• **Source data**
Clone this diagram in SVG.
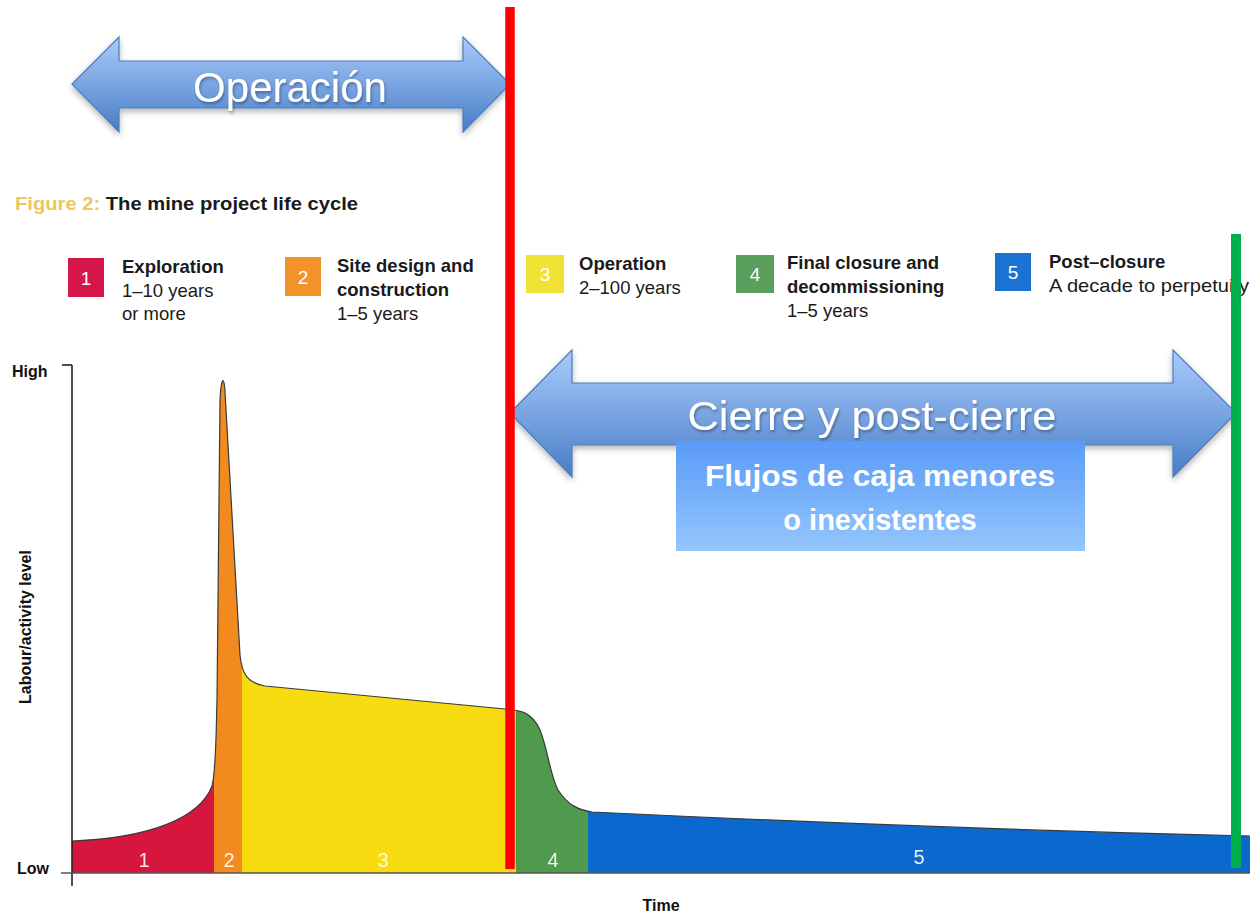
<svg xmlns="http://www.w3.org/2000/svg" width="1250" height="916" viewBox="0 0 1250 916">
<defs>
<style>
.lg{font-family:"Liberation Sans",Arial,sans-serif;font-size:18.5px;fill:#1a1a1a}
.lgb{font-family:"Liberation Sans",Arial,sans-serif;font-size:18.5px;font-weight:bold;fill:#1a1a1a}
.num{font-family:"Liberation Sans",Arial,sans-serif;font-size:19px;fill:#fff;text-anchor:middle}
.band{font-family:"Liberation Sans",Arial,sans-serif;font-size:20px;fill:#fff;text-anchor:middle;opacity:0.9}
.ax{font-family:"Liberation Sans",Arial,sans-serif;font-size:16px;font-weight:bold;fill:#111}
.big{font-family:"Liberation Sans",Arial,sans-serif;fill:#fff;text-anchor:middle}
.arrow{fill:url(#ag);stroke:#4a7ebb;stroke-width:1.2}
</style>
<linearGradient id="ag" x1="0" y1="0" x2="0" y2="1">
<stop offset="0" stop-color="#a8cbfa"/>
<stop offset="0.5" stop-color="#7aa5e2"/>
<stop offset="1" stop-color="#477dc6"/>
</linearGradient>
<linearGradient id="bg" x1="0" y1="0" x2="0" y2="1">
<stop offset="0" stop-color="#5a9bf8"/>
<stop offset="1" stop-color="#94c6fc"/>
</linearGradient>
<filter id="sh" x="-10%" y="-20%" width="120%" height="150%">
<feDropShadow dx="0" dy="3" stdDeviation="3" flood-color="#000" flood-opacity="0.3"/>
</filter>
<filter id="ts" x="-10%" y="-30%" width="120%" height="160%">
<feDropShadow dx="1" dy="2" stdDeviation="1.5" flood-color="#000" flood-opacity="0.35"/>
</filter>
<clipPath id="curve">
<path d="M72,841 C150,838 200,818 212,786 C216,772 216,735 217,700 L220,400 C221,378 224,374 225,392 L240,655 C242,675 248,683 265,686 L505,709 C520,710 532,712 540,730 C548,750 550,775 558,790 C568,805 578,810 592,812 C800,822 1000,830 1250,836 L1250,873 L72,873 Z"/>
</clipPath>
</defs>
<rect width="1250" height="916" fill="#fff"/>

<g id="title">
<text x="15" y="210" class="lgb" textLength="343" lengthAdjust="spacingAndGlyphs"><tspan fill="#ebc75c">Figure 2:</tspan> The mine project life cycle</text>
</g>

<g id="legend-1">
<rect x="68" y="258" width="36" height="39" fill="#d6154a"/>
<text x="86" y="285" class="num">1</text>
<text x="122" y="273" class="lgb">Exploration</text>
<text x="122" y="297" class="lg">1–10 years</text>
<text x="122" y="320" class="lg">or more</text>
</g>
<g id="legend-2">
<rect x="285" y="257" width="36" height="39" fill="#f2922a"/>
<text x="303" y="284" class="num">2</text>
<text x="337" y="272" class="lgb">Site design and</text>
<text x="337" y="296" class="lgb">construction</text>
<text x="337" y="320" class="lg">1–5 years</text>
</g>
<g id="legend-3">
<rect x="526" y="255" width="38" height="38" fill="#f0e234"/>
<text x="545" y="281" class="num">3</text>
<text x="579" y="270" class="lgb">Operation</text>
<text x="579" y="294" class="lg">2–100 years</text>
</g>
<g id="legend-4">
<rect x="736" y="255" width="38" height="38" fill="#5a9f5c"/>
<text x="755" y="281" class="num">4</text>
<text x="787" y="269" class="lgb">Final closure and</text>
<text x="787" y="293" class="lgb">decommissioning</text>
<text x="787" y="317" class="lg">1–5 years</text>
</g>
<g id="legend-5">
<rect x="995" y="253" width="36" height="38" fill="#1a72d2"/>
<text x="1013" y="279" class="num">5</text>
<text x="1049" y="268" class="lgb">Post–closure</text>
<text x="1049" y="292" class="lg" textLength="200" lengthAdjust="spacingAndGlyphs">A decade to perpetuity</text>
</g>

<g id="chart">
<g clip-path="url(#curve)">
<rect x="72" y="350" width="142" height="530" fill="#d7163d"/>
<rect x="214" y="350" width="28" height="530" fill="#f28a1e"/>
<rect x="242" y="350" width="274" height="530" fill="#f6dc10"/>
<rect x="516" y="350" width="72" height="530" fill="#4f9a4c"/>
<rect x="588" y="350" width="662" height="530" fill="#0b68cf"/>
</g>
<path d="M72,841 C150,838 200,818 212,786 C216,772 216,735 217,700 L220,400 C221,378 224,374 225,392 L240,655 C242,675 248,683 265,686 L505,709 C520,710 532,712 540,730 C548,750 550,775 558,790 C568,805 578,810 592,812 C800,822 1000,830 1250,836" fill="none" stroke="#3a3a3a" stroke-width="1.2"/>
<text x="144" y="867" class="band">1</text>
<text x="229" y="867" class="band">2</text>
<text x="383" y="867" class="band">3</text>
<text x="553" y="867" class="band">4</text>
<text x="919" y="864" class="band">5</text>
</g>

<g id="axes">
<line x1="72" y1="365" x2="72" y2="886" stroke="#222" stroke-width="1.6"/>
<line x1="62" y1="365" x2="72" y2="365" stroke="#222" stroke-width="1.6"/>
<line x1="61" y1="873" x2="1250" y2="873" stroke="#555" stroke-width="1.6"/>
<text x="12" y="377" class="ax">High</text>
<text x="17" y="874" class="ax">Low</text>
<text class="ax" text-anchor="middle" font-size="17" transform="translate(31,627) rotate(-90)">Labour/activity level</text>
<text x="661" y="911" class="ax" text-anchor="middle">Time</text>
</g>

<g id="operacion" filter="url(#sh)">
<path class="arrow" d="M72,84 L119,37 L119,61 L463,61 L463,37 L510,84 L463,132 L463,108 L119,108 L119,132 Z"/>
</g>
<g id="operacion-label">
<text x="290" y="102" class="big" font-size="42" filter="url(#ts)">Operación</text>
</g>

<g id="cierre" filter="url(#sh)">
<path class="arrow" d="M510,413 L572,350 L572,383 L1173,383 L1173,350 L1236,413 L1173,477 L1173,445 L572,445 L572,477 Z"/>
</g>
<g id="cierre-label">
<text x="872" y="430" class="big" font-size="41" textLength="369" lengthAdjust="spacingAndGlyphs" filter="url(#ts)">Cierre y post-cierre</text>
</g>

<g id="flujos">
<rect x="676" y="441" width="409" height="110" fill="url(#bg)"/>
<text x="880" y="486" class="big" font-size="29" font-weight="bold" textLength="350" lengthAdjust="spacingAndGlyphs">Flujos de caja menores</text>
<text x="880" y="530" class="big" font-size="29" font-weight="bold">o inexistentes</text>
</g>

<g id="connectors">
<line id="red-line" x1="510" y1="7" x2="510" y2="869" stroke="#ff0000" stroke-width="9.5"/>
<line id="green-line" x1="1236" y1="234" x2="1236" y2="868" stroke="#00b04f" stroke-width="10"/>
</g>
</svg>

• **What this task involves**
Restate the whole listing above exactly, please, omitting every image.

• **Result of this task**
Clone this diagram in SVG.
<svg xmlns="http://www.w3.org/2000/svg" width="1250" height="916" viewBox="0 0 1250 916">
<defs>
<style>
.lg{font-family:"Liberation Sans",Arial,sans-serif;font-size:18.5px;fill:#1a1a1a}
.lgb{font-family:"Liberation Sans",Arial,sans-serif;font-size:18.5px;font-weight:bold;fill:#1a1a1a}
.num{font-family:"Liberation Sans",Arial,sans-serif;font-size:19px;fill:#fff;text-anchor:middle}
.band{font-family:"Liberation Sans",Arial,sans-serif;font-size:20px;fill:#fff;text-anchor:middle;opacity:0.9}
.ax{font-family:"Liberation Sans",Arial,sans-serif;font-size:16px;font-weight:bold;fill:#111}
.big{font-family:"Liberation Sans",Arial,sans-serif;fill:#fff;text-anchor:middle}
.arrow{fill:url(#ag);stroke:#4a7ebb;stroke-width:1.2}
</style>
<linearGradient id="ag" x1="0" y1="0" x2="0" y2="1">
<stop offset="0" stop-color="#a8cbfa"/>
<stop offset="0.5" stop-color="#7aa5e2"/>
<stop offset="1" stop-color="#477dc6"/>
</linearGradient>
<linearGradient id="bg" x1="0" y1="0" x2="0" y2="1">
<stop offset="0" stop-color="#5a9bf8"/>
<stop offset="1" stop-color="#94c6fc"/>
</linearGradient>
<filter id="sh" x="-10%" y="-20%" width="120%" height="150%">
<feDropShadow dx="0" dy="3" stdDeviation="3" flood-color="#000" flood-opacity="0.3"/>
</filter>
<filter id="ts" x="-10%" y="-30%" width="120%" height="160%">
<feDropShadow dx="1" dy="2" stdDeviation="1.5" flood-color="#000" flood-opacity="0.35"/>
</filter>
<clipPath id="curve">
<path d="M72,841 C150,838 200,818 212,786 C216,772 216,735 217,700 L220,400 C221,378 224,374 225,392 L240,655 C242,675 248,683 265,686 L505,709 C520,710 532,712 540,730 C548,750 550,775 558,790 C568,805 578,810 592,812 C800,822 1000,830 1250,836 L1250,873 L72,873 Z"/>
</clipPath>
</defs>
<rect width="1250" height="916" fill="#fff"/>

<g id="title">
<text x="15" y="210" class="lgb" textLength="343" lengthAdjust="spacingAndGlyphs"><tspan fill="#ebc75c">Figure 2:</tspan> The mine project life cycle</text>
</g>

<g id="legend-1">
<rect x="68" y="258" width="36" height="39" fill="#d6154a"/>
<text x="86" y="285" class="num">1</text>
<text x="122" y="273" class="lgb">Exploration</text>
<text x="122" y="297" class="lg">1–10 years</text>
<text x="122" y="320" class="lg">or more</text>
</g>
<g id="legend-2">
<rect x="285" y="257" width="36" height="39" fill="#f2922a"/>
<text x="303" y="284" class="num">2</text>
<text x="337" y="272" class="lgb">Site design and</text>
<text x="337" y="296" class="lgb">construction</text>
<text x="337" y="320" class="lg">1–5 years</text>
</g>
<g id="legend-3">
<rect x="526" y="255" width="38" height="38" fill="#f0e234"/>
<text x="545" y="281" class="num">3</text>
<text x="579" y="270" class="lgb">Operation</text>
<text x="579" y="294" class="lg">2–100 years</text>
</g>
<g id="legend-4">
<rect x="736" y="255" width="38" height="38" fill="#5a9f5c"/>
<text x="755" y="281" class="num">4</text>
<text x="787" y="269" class="lgb">Final closure and</text>
<text x="787" y="293" class="lgb">decommissioning</text>
<text x="787" y="317" class="lg">1–5 years</text>
</g>
<g id="legend-5">
<rect x="995" y="253" width="36" height="38" fill="#1a72d2"/>
<text x="1013" y="279" class="num">5</text>
<text x="1049" y="268" class="lgb">Post–closure</text>
<text x="1049" y="292" class="lg" textLength="200" lengthAdjust="spacingAndGlyphs">A decade to perpetuity</text>
</g>

<g id="chart">
<g clip-path="url(#curve)">
<rect x="72" y="350" width="142" height="530" fill="#d7163d"/>
<rect x="214" y="350" width="28" height="530" fill="#f28a1e"/>
<rect x="242" y="350" width="274" height="530" fill="#f6dc10"/>
<rect x="516" y="350" width="72" height="530" fill="#4f9a4c"/>
<rect x="588" y="350" width="662" height="530" fill="#0b68cf"/>
</g>
<path d="M72,841 C150,838 200,818 212,786 C216,772 216,735 217,700 L220,400 C221,378 224,374 225,392 L240,655 C242,675 248,683 265,686 L505,709 C520,710 532,712 540,730 C548,750 550,775 558,790 C568,805 578,810 592,812 C800,822 1000,830 1250,836" fill="none" stroke="#3a3a3a" stroke-width="1.2"/>
<text x="144" y="867" class="band">1</text>
<text x="229" y="867" class="band">2</text>
<text x="383" y="867" class="band">3</text>
<text x="553" y="867" class="band">4</text>
<text x="919" y="864" class="band">5</text>
</g>

<g id="axes">
<line x1="72" y1="365" x2="72" y2="886" stroke="#222" stroke-width="1.6"/>
<line x1="62" y1="365" x2="72" y2="365" stroke="#222" stroke-width="1.6"/>
<line x1="61" y1="873" x2="1250" y2="873" stroke="#555" stroke-width="1.6"/>
<text x="12" y="377" class="ax">High</text>
<text x="17" y="874" class="ax">Low</text>
<text class="ax" text-anchor="middle" font-size="17" transform="translate(31,627) rotate(-90)">Labour/activity level</text>
<text x="661" y="911" class="ax" text-anchor="middle">Time</text>
</g>

<g id="operacion" filter="url(#sh)">
<path class="arrow" d="M72,84 L119,37 L119,61 L463,61 L463,37 L510,84 L463,132 L463,108 L119,108 L119,132 Z"/>
</g>
<g id="operacion-label">
<text x="290" y="102" class="big" font-size="42" filter="url(#ts)">Operación</text>
</g>

<g id="cierre" filter="url(#sh)">
<path class="arrow" d="M510,413 L572,350 L572,383 L1173,383 L1173,350 L1236,413 L1173,477 L1173,445 L572,445 L572,477 Z"/>
</g>
<g id="cierre-label">
<text x="872" y="430" class="big" font-size="41" textLength="369" lengthAdjust="spacingAndGlyphs" filter="url(#ts)">Cierre y post-cierre</text>
</g>

<g id="flujos">
<rect x="676" y="441" width="409" height="110" fill="url(#bg)"/>
<text x="880" y="486" class="big" font-size="29" font-weight="bold" textLength="350" lengthAdjust="spacingAndGlyphs">Flujos de caja menores</text>
<text x="880" y="530" class="big" font-size="29" font-weight="bold">o inexistentes</text>
</g>

<g id="connectors">
<line id="red-line" x1="510" y1="7" x2="510" y2="869" stroke="#ff0000" stroke-width="9.5"/>
<line id="green-line" x1="1236" y1="234" x2="1236" y2="868" stroke="#00b04f" stroke-width="10"/>
</g>
</svg>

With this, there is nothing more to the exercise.